Data lines:
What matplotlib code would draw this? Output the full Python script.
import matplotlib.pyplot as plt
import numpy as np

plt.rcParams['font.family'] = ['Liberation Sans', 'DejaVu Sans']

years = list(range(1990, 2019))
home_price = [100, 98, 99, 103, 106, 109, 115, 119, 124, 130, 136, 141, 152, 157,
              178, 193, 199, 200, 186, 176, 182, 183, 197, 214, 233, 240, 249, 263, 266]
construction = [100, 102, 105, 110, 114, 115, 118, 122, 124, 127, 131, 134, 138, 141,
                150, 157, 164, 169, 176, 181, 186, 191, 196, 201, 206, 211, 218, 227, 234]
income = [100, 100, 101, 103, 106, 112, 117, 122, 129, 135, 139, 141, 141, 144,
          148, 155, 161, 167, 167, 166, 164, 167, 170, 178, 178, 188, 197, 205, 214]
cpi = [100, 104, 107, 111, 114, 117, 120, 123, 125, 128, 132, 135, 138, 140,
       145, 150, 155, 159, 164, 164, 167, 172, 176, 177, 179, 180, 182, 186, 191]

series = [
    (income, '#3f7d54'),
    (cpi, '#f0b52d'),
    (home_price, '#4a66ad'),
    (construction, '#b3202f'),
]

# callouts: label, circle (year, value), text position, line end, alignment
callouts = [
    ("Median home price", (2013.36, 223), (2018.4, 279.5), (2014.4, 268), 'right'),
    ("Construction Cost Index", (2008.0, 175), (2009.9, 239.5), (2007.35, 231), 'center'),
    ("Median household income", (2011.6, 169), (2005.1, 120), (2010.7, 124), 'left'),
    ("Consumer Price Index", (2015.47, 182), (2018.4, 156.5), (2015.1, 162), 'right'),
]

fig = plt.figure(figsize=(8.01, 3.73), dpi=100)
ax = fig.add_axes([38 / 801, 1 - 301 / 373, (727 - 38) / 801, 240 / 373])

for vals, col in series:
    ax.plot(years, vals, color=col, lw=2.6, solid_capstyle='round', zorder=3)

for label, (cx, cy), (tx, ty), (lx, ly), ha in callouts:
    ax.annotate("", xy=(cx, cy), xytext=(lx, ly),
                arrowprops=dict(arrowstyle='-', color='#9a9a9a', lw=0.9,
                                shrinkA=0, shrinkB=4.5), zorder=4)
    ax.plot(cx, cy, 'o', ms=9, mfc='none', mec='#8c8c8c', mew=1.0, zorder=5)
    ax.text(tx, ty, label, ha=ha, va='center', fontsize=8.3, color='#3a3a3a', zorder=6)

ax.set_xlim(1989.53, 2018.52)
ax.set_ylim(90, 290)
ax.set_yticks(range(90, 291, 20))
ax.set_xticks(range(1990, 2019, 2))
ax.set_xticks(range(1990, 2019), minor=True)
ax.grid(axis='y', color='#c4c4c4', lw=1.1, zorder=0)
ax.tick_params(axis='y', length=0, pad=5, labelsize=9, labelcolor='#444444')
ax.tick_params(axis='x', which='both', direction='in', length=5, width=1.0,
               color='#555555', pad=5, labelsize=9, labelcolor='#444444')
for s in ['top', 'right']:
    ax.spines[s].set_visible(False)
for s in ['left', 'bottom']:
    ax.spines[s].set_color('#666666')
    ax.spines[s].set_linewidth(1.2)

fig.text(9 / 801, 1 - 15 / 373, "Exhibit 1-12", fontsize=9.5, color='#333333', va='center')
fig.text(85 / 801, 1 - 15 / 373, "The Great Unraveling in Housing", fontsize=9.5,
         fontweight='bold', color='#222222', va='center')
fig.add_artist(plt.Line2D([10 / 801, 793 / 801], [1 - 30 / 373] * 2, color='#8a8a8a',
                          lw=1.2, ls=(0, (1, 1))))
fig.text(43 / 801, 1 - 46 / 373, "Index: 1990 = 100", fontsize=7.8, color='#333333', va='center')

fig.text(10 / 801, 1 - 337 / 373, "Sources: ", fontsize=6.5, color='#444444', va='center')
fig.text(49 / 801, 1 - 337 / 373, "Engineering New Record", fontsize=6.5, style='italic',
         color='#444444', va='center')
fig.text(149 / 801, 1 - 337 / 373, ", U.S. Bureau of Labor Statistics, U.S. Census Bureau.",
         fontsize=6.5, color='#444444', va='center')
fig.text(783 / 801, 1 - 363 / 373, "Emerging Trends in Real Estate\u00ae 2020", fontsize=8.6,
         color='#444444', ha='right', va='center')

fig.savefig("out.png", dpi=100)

Written instruction:
Set down each line of the material verbatim, from the first line through the line that contains "plt.rcParams['font.family'] = ['Liberation".

Expected answer:
What matplotlib code would draw this? Output the full Python script.
import matplotlib.pyplot as plt
import numpy as np

plt.rcParams['font.family'] = ['Liberation Sans', 'DejaVu Sans']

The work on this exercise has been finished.